C’è una fame che uccide più delle bombe. Una privazione organizzata, studiata a tavolino, utilizzata chirurgicamente come moneta di scambio e arma sottile ma ignominiosa. È la fame che stringe la gola a Gaza, mentre l’umanità intera osserva da dietro un vetro appannato lo stillicidio di una tragedia che si consuma tra polvere piretica e sangue acre. Mentre si annunciano piani umanitari come fossero carezze gelide e non l’estremo tentativo di salvare la bianca maschera della vergogna, la sola verità che arde è questa: Gaza è al digiuno forzato. Anche chi ostenta imbarazzati tentativi di assistenza umanitaria sa che tutto questo non basterà. I piani tracciati a porte chiuse parlano di aiuti appena sufficienti per una parte della popolazione, mentre il resto continua a lottare con la fame tra rovine che odorano di fine e disperazione.

Non è un errore di calcolo, è una scelta politica avvizzita e mefitica. Nei corridoi del potere si sussurra senza troppi giri di parole: meno bocche da sfamare, meno problemi da risolvere. Così, si torna a parlare di “trasferimenti umanitari”, eufemismo stanco che nasconde l’antico spettro della deportazione. Deportazione mascherata da soluzione umanitaria. Una strategia antica, ignobile, eppure riproposta sotto gli occhi di una comunità internazionale sempre più colpevolmente muta, pavida, complice. Nel frattempo, il piano israeliano prevede la creazione di quattro «siti sicuri» a sud della Striscia, capaci – in teoria – di accogliere fino a due milioni di persone. Ma a quale prezzo? L’UNICEF parla senza giri di parole: gli aiuti sono usati come esca per forzare il trasferimento dei civili.

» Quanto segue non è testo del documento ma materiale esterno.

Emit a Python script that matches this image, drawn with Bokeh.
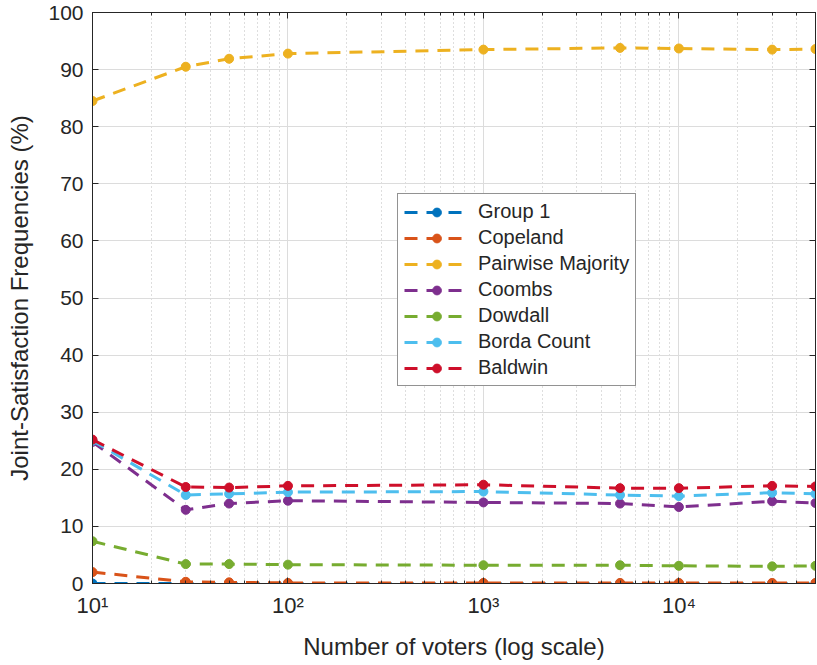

È la carestia che si trasforma in ricatto, è il pane che si offre con una mano mentre con l’altra si impone la ritirata, lo sradicamento, la cancellazione di un popolo. La Striscia di Gaza, ridotta a un inferno dantesco di detriti e corpi in putrefazione sepolti sotto le macerie, si è trasformata in una prigione a cielo aperto, dove si muore prima nella carne e poi nella dignità. E allora sì, lo si gridi forte: “Se questo è un uomo…” Ma il mondo, ottuso e vigliacco, ha smesso di ascoltare. Nel nuovo teatro della tragedia si muovono anche le ombre delle potenze mondiali. L’ennesima visita del presidente Trump in Arabia Saudita, Emirati e Qatar si annuncia più come un affare di geopolitica che un vero tentativo di pace. È solo una questione di logistica, una postura populista dal sapore rancido di sovranismo, non certo di umanità.

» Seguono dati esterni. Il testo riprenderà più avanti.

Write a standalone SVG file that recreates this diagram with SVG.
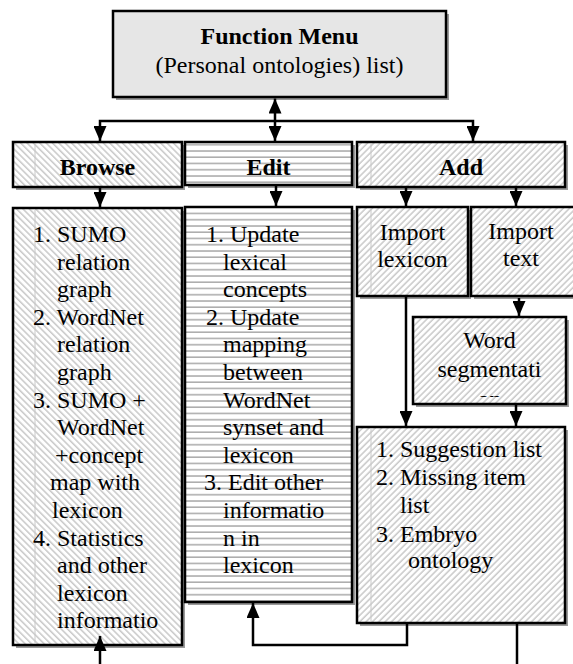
<svg xmlns="http://www.w3.org/2000/svg" width="573" height="664" viewBox="0 0 573 664">
<style>
.box{stroke:#000;stroke-width:2.5}
.sh{fill:#9a9a9a}
.t{font-family:"Liberation Serif","Times New Roman",serif;font-size:24px;fill:#000}
.b{font-weight:bold}
.c{text-anchor:middle}
.con{fill:none;stroke:#000;stroke-width:2.5}
.gl{stroke:#c8c8c8;stroke-width:1}
</style>
<defs>
<pattern id="hb" width="4.5" height="4.5" patternUnits="userSpaceOnUse" patternTransform="rotate(45)">
<rect width="4.5" height="4.5" fill="#fff"/>
<line x1="0" y1="1" x2="4.5" y2="1" stroke="#b4b4b4" stroke-width="1.1"/>
</pattern>
<pattern id="ha" width="4.5" height="4.5" patternUnits="userSpaceOnUse" patternTransform="rotate(-45)">
<rect width="4.5" height="4.5" fill="#fff"/>
<line x1="0" y1="1" x2="4.5" y2="1" stroke="#b4b4b4" stroke-width="1.1"/>
</pattern>
<pattern id="he" width="10" height="6.25" patternUnits="userSpaceOnUse">
<rect width="10" height="6.25" fill="#fff"/>
<line x1="0" y1="1" x2="10" y2="1" stroke="#a8a8a8" stroke-width="1.5"/>
</pattern>
<marker id="ah" markerUnits="userSpaceOnUse" markerWidth="15" markerHeight="13" refX="15" refY="6.5" orient="auto-start-reverse">
<path d="M0,0 L15,6.5 L0,13 z" fill="#000"/>
</marker>
<clipPath id="wsclip"><rect x="413" y="317" width="153" height="80"/></clipPath>
</defs>

<g id="function-menu">
<rect class="sh" x="116" y="14" width="333" height="86"/>
<rect class="box" x="113" y="11" width="333" height="86" fill="#e6e6e6"/>
<text class="t b c" x="279.5" y="44">Function Menu</text>
<text class="t c" x="279.5" y="73">(Personal ontologies) list)</text>
</g>

<g id="browse">
<rect class="sh" x="16" y="145" width="169" height="45"/>
<rect class="box" x="13" y="142" width="169" height="45" fill="url(#hb)"/>
<line class="gl" x1="35" y1="144" x2="35" y2="185"/>
<text class="t b c" x="97.5" y="175">Browse</text>
</g>

<g id="edit">
<rect class="sh" x="188" y="145" width="167" height="43"/>
<rect class="box" x="185" y="142" width="167" height="43" fill="url(#he)"/>
<text class="t b c" x="268.5" y="175">Edit</text>
</g>

<g id="add">
<rect class="sh" x="360" y="145" width="208" height="45"/>
<rect class="box" x="357" y="142" width="208" height="45" fill="url(#ha)"/>
<line class="gl" x1="371" y1="144" x2="371" y2="185"/>
<text class="t b c" x="461" y="175">Add</text>
</g>

<g id="browse-list">
<rect class="sh" x="16" y="211" width="169" height="437"/>
<rect class="box" x="13" y="208" width="169" height="437" fill="url(#hb)"/>
<line class="gl" x1="35" y1="210" x2="35" y2="643"/>
<text class="t" x="33" y="242">1. SUMO</text>
<text class="t" x="57" y="269.6">relation</text>
<text class="t" x="57" y="297.2">graph</text>
<text class="t" x="33" y="324.8">2. WordNet</text>
<text class="t" x="57" y="352.4">relation</text>
<text class="t" x="57" y="380">graph</text>
<text class="t" x="33" y="407.6">3. SUMO +</text>
<text class="t" x="57" y="435.2">WordNet</text>
<text class="t" x="55" y="462.8">+concept</text>
<text class="t" x="50" y="490.4">map with</text>
<text class="t" x="52" y="518">lexicon</text>
<text class="t" x="33" y="545.6">4. Statistics</text>
<text class="t" x="57" y="573.2">and other</text>
<text class="t" x="57" y="600.8">lexicon</text>
<text class="t" x="57" y="628.4">informatio</text>
</g>

<g id="edit-list">
<rect class="sh" x="188" y="210" width="167" height="395"/>
<rect class="box" x="185" y="207" width="167" height="395" fill="url(#he)"/>
<text class="t" x="206" y="242">1. Update</text>
<text class="t" x="223" y="269.6">lexical</text>
<text class="t" x="223" y="297.2">concepts</text>
<text class="t" x="206" y="324.8">2. Update</text>
<text class="t" x="223" y="352.4">mapping</text>
<text class="t" x="223" y="380">between</text>
<text class="t" x="223" y="407.6">WordNet</text>
<text class="t" x="223" y="435.2">synset and</text>
<text class="t" x="223" y="462.8">lexicon</text>
<text class="t" x="204" y="490.4">3. Edit other</text>
<text class="t" x="223" y="518">informatio</text>
<text class="t" x="223" y="545.6">n in</text>
<text class="t" x="223" y="573.2">lexicon</text>
</g>

<g id="import-lexicon">
<rect class="sh" x="360" y="210" width="111" height="89"/>
<rect class="box" x="357" y="207" width="111" height="89" fill="url(#ha)"/>
<line class="gl" x1="371" y1="209" x2="371" y2="294"/>
<text class="t c" x="412.5" y="240">Import</text>
<text class="t c" x="412.5" y="267">lexicon</text>
</g>

<g id="import-text">
<rect class="sh" x="474" y="210" width="104" height="89"/>
<rect class="box" x="471" y="207" width="106" height="89" fill="url(#ha)"/>
<text class="t c" x="521" y="239">Import</text>
<text class="t c" x="521" y="266">text</text>
</g>

<g id="word-segmentation">
<rect class="sh" x="416" y="320" width="153" height="87"/>
<rect class="box" x="413" y="317" width="153" height="87" fill="url(#ha)"/>
<text class="t c" x="489.5" y="348">Word</text>
<text class="t c" x="489.5" y="377">segmentati</text>
<text class="t c" x="489.5" y="407" clip-path="url(#wsclip)">on</text>
</g>

<g id="output-list">
<rect class="sh" x="360" y="430" width="208" height="196"/>
<rect class="box" x="357" y="427" width="208" height="196" fill="url(#ha)"/>
<line class="gl" x1="371" y1="429" x2="371" y2="621"/>
<text class="t" x="376" y="457">1. Suggestion list</text>
<text class="t" x="376" y="485">2. Missing item</text>
<text class="t" x="400" y="513">list</text>
<text class="t" x="376" y="542">3. Embryo</text>
<text class="t" x="408" y="568">ontology</text>
</g>

<g id="connectors">
<line class="con" x1="275" y1="98.5" x2="275" y2="141" marker-start="url(#ah)" marker-end="url(#ah)"/>
<polyline class="con" points="100,141 100,121 473,121 473,141" marker-start="url(#ah)" marker-end="url(#ah)"/>
<line class="con" x1="100" y1="188" x2="100" y2="207" marker-end="url(#ah)"/>
<line class="con" x1="276" y1="186" x2="276" y2="206" marker-end="url(#ah)"/>
<line class="con" x1="406" y1="188" x2="406" y2="206" marker-end="url(#ah)"/>
<line class="con" x1="516" y1="188" x2="516" y2="206" marker-end="url(#ah)"/>
<line class="con" x1="519" y1="298" x2="519" y2="316" marker-end="url(#ah)"/>
<line class="con" x1="406" y1="297" x2="406" y2="426" marker-end="url(#ah)"/>
<line class="con" x1="516" y1="405" x2="516" y2="426" marker-end="url(#ah)"/>
<polyline class="con" points="407,624 407,645 253,645 253,603" marker-end="url(#ah)"/>
<line class="con" x1="517" y1="624" x2="517" y2="664"/>
<line class="con" x1="100" y1="664" x2="100" y2="636" marker-end="url(#ah)"/>
</g>
</svg>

Si organizzano rifornimenti come se fossero esercizi di ingegneria militare, si parla di sicurezza più che di soccorso. Intanto, il fallimento del molo galleggiante costruito un anno fa dagli Stati Uniti, costato 230 milioni di dollari e rimasto operativo meno di due mesi, resta il simbolo grottesco di una strategia estera vigliacca e incapace di affrontare le proprie disfatte. A Gaza i bambini non giocano più. Nei loro disegni non ci sono case, ma bunker; non ci sono campi di fiori, ma cumuli di frammenti. Le ninnenanne si confondono con il fragore roboante delle esplosioni e i sogni hanno il sapore amarissimo della denutrizione. È la devastazione psicologica di un’intera generazione, cresciuta tra il trauma e la perdita. Hanno occhi già vecchi, prosciugati di speranza, consumati da una paura buia e raggelante che non conosce alba.

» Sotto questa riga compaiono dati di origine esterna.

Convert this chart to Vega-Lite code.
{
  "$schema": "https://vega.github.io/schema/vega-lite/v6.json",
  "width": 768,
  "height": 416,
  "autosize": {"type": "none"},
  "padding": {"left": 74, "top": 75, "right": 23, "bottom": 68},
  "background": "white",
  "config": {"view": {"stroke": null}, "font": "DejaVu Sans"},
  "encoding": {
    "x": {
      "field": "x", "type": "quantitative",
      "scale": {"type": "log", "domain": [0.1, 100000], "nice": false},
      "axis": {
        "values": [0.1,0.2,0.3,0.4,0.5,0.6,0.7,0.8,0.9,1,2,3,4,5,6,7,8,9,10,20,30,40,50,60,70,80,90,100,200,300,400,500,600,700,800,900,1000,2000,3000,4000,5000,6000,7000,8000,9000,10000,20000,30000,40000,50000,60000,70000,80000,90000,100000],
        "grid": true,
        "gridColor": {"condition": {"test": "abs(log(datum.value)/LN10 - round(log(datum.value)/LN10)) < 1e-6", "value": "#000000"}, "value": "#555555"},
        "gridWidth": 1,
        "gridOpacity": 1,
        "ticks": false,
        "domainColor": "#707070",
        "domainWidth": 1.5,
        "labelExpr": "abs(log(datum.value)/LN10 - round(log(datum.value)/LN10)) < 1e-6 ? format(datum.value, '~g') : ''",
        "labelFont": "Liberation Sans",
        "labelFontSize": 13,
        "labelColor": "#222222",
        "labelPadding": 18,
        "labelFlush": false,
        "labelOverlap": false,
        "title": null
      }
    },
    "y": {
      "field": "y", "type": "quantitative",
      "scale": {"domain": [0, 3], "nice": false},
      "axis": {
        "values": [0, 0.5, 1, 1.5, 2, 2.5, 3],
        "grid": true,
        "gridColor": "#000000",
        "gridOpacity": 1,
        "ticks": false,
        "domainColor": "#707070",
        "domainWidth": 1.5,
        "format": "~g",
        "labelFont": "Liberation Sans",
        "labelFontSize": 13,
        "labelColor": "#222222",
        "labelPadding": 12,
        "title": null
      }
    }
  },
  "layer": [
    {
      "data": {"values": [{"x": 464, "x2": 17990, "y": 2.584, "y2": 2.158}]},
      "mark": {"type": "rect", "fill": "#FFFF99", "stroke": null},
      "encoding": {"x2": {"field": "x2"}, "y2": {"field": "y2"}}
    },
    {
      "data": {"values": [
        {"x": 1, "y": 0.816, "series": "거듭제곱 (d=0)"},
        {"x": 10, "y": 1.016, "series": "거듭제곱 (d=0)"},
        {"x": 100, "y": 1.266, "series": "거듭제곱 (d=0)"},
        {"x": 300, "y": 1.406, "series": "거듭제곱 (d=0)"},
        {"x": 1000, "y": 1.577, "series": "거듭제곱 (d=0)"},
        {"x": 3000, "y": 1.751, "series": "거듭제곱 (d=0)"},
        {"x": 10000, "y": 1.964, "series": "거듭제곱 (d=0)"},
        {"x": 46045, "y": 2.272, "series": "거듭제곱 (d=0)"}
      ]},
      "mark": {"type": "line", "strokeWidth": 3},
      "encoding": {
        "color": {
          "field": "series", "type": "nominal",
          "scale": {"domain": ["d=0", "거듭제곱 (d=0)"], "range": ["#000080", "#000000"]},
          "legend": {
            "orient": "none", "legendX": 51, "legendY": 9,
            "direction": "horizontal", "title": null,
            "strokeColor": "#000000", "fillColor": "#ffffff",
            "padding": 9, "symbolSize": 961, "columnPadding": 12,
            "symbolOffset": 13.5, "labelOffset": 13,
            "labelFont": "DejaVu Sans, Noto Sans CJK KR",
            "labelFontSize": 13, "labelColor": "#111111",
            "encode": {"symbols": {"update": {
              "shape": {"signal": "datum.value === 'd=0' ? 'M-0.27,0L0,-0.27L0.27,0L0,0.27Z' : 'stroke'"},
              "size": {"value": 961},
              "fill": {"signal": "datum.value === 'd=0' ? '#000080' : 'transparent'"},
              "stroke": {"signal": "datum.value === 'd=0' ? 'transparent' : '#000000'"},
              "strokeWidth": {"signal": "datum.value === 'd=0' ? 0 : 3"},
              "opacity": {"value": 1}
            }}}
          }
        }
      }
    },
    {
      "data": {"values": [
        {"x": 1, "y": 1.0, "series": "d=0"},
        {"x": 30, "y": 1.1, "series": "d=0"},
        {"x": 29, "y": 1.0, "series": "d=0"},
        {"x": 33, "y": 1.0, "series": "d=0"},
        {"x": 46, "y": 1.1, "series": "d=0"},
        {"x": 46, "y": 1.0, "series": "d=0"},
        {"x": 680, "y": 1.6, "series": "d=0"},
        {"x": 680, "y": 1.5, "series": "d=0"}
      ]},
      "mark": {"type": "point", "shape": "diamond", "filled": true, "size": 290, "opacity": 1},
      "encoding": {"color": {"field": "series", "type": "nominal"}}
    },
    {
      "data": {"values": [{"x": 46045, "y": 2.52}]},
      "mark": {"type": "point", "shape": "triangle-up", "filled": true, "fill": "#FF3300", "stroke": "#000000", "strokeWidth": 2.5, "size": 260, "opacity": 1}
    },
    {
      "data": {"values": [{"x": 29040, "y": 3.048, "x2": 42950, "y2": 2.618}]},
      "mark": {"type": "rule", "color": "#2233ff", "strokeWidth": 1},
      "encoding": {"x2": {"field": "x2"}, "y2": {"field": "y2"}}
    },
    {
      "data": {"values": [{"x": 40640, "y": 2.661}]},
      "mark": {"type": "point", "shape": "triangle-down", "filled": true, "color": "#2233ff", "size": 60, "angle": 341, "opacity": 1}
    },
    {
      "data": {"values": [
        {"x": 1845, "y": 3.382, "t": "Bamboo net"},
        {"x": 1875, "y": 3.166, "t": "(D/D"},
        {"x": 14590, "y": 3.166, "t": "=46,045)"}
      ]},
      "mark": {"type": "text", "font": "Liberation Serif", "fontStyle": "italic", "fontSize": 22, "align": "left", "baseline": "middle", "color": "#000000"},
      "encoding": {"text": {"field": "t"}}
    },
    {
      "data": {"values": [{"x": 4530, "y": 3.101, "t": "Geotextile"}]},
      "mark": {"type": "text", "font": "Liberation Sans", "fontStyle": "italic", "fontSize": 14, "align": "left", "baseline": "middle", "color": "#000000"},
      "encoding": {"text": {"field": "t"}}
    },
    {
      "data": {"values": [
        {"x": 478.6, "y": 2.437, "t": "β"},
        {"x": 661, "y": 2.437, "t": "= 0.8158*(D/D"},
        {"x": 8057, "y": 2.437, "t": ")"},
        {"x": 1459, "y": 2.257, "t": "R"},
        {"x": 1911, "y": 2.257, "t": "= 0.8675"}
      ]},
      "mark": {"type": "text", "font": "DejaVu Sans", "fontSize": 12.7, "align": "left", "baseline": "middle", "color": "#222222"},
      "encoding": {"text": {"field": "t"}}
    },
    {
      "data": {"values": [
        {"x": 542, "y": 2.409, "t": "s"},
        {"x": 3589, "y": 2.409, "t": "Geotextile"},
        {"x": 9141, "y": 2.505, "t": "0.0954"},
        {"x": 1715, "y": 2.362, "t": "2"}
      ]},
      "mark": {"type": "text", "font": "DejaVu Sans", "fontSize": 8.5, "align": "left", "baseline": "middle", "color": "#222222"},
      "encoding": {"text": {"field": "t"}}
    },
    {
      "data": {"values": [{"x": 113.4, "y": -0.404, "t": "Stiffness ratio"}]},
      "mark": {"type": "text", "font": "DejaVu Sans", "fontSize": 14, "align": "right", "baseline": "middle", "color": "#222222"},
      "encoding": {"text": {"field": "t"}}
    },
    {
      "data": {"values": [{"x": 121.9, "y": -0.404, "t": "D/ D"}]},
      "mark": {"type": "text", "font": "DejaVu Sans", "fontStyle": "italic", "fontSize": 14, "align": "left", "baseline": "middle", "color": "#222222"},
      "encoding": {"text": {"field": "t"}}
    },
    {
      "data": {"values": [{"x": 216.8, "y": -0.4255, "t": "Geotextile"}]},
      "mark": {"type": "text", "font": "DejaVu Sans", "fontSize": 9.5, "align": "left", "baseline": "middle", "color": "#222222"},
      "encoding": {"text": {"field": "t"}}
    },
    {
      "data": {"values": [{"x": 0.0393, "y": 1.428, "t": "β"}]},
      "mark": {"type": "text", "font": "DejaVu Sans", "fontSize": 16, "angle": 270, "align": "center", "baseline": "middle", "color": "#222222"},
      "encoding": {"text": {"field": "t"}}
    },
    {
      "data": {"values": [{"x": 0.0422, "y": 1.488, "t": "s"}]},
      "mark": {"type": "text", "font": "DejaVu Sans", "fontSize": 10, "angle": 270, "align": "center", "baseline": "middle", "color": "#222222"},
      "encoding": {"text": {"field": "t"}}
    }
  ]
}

E mentre il Nord della Striscia è già una terra fantasma, a Rafah si consuma l’ennesimo scontro. Hamas parla di “feroci combattimenti”, Israele risponde con bombardamenti mirati che, nella pratica, continuano a colpire soprattutto i civili. Si perisce tra i tendoni dei campi, lungo le banchine deserte, sui selciati ridotti a polvere. Si muore anche di sete, nell’indifferenza vischiosa e immobile delle diplomazie, che galleggiano sul dolore come relitti senz’anima. Secondo le stime ufficiali, i morti superano le cinquantamila unità. I feriti sono oltre centomila. Ma ormai questi numeri non fanno più notizia. Nel cuore dell’Europa e dell’Occidente democratico, i leader recitano il loro copione di equilibrismi ipocriti.

Nessuno ha il coraggio di nominare per quello che è la catastrofe di Gaza: un crimine storico, consumato nel disinteresse generale, con la complicità morale di chi si ostina a parlare di “difesa legittima” mentre un popolo intero viene affamato, deportato, cancellato. La storia chiederà conto di tutto questo. Ma sarà un giudizio tardivo. Perché Gaza, oggi, è già il nostro fallimento più grande. E tra le macerie, nella polvere intrisa di sangue, ancora una volta qualcuno sussurra ciò che resiste: dignità. Quella che noi, comodi e sazi, abbiamo dimenticato. E da Roma si alza un appello che sa di Vangelo più che di diplomazia: un invito alla pace disarmante, alla costruzione di ponti e non di barriere. Staremo a vedere se quel messaggio saprà farsi storia e coraggio. Perché a Gaza, intanto, il sangue continua a gridare più forte del silenzio del mondo.